À la période de questions, le chef péquiste Paul St-Pierre Plamondon a fait remarquer que la veille, le premier ministre avait refusé de se lever en Chambre pour défendre sa ministre. 

En effet, c’était le leader parlementaire du gouvernement, Simon Jolin-Barrette, qui avait répondu qu’une enquête était en cours à l’Office de protection du consommateur (OPC).

Le chef du PQ est donc revenu à la charge jeudi: « est-ce que le premier ministre peut aujourd’hui se lever en Chambre et réitérer sa confiance envers sa ministre des Affaires municipales? »

« J’ai toujours entièrement confiance en la ministre des Affaires municipales », a alors répondu M. Legault.

Mais par la suite, le climat s’est rapidement envenimé au Salon rouge entre le PQ et la CAQ. 

M. St-Pierre Plamondon a reproché aux caquistes d’avoir rejeté leur motion sur « le caractère illégal des places fantômes en garderie » et a demandé à ce que le gouvernement reconnaisse que la ministre « s’est placée en position de conflit d’intérêts ».

M. Jolin-Barrette l’a alors accusé de « salir un membre de cette Chambre » et « d’attaquer » la famille d’une collègue députée et ses enfants.
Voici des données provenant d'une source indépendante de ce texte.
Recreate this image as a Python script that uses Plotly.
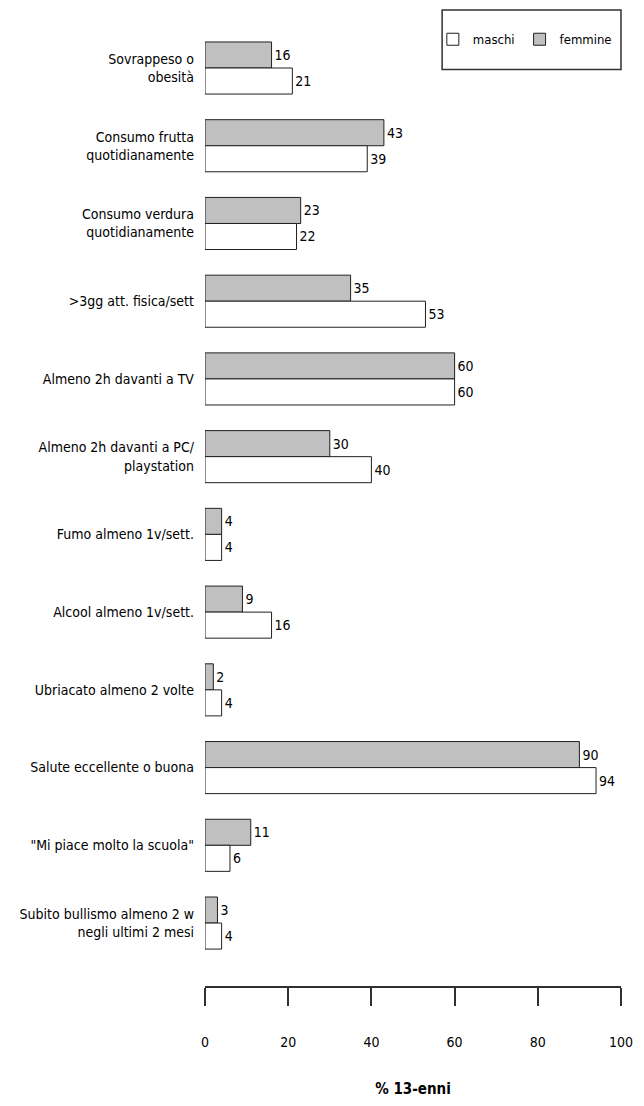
import plotly.graph_objects as go

categories = [
    "Sovrappeso o<br>obesità",
    "Consumo frutta<br>quotidianamente",
    "Consumo verdura<br>quotidianamente",
    ">3gg att. fisica/sett",
    "Almeno 2h davanti a TV",
    "Almeno 2h davanti a PC/<br>playstation",
    "Fumo almeno 1v/sett.",
    "Alcool almeno 1v/sett.",
    "Ubriacato almeno 2 volte",
    "Salute eccellente o buona",
    "\"Mi piace molto la scuola\"",
    "Subito bullismo almeno 2 w<br>negli ultimi 2 mesi",
]
femmine = [16, 43, 23, 35, 60, 30, 4, 9, 2, 90, 11, 3]
maschi = [21, 39, 22, 53, 60, 40, 4, 16, 4, 94, 6, 4]
x_ticks = [0, 20, 40, 60, 80, 100]

font_family = "DejaVu Sans Condensed, Liberation Sans Narrow, DejaVu Sans, sans-serif"
gray = "#c0c0c0"
edge = "#202020"

fig = go.Figure()

# femmine first so it sits on top within each group (reversed y axis)
fig.add_trace(go.Bar(
    y=categories, x=femmine, orientation="h", name="femmine",
    marker=dict(color=gray, line=dict(color=edge, width=1)),
    text=femmine, textposition="outside", cliponaxis=False,
    textfont=dict(size=14, color="black"), legendrank=2,
))
fig.add_trace(go.Bar(
    y=categories, x=maschi, orientation="h", name="maschi",
    marker=dict(color="white", line=dict(color=edge, width=1)),
    text=maschi, textposition="outside", cliponaxis=False,
    textfont=dict(size=14, color="black"), legendrank=1,
))

# page body has an 8px margin, so keep the figure inside the window (no scrollbars)
fig.update_layout(
    width=628, height=1090,
    barmode="group", bargap=0.33, bargroupgap=0,
    plot_bgcolor="white", paper_bgcolor="white",
    font=dict(family=font_family, size=14, color="black"),
    margin=dict(l=197, r=15, t=0, b=112, autoexpand=False),
    showlegend=True,
    legend=dict(
        orientation="h", x=0.99, y=0.968, xanchor="right", yanchor="middle",
        bgcolor="rgba(0,0,0,0)", borderwidth=0, font=dict(size=13),
        itemwidth=30,
    ),
    shapes=[dict(
        type="rect", xref="paper", yref="paper",
        x0=0.57, x1=1.0, y0=0.937, y1=0.998,
        line=dict(color="#303030", width=1.5), fillcolor="rgba(0,0,0,0)",
    )],
)

fig.update_xaxes(
    range=[0, 100], tickvals=x_ticks, showgrid=False, zeroline=False,
    showline=True, linecolor="#303030", linewidth=1.5,
    ticks="outside", ticklen=18, tickwidth=1.5, tickcolor="#303030",
    ticklabelstandoff=24, ticklabeloverflow="allow", tickfont=dict(size=14),
    title=dict(text="<b>% 13-enni</b>", standoff=37, font=dict(size=15)),
    automargin=False,
)
fig.update_yaxes(
    categoryorder="array", categoryarray=categories,
    range=[11.81, -0.772], showgrid=False, zeroline=False, showline=False,
    ticks="", ticklabelstandoff=10, automargin=False,
)

fig.write_html("out.html")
Il a répété que l’OPC allait faire son enquête. 

Rappelons qu’à l’origine, c’est Radio-Canada qui rapportait mercredi le cas de ce couple de parents de Saguenay qui souhaitait avoir une place dans une garderie privée, l’Académie des Mini-Amours, administrée par les filles de Mme Laforest, Raphaëlle Laforest-Allard et Andréanne Laforest-Allard, un établissement dont la ministre a été propriétaire jusqu’en 2019.

Les parents souhaitaient inscrire leur garçon à compter de février 2025. Mais Andréanne Laforest-Allard aurait demandé aux parents de payer rétroactivement la place à partir de septembre, soit 6300 $, de septembre à février, pour pouvoir ensuite réclamer le crédit d’impôt du gouvernement. 

Le père, Maxime Simard, s’est plaint à l’OPC, puis il a voulu dénoncer la situation à sa députée, Mme Laforest, et ils se sont parlé au téléphone. 

En mêlée de presse mercredi matin, la ministre a affirmé qu’elle avait réitéré plusieurs fois au citoyen qu’elle était en conflit d’intérêts et ne pouvait pas se mêler du dossier, qu’elle dit avoir transféré à un employé de sa circonscription.

En réponse aux journalistes mercredi, elle a assuré qu’elle n’avait pas facturé de « places fantômes » quand elle était propriétaire, mais elle a aussi défendu ses filles en disant qu’elles non plus ne s’étaient pas livrées à ce stratagème.

En entrevue à Cogeco mercredi matin, Raphaëlle Laforest-Allard a soutenu que ce sont les parents qui voulaient payer pour une place à l’avance et qu’il y a eu un malentendu avec sa soeur Andréanne.

La ministre de la Famille, Suzanne Roy, a confirmé que demander à des parents de payer pour une « place fantôme » est illégal et a indiqué que les parents avaient la possibilité de porter plainte.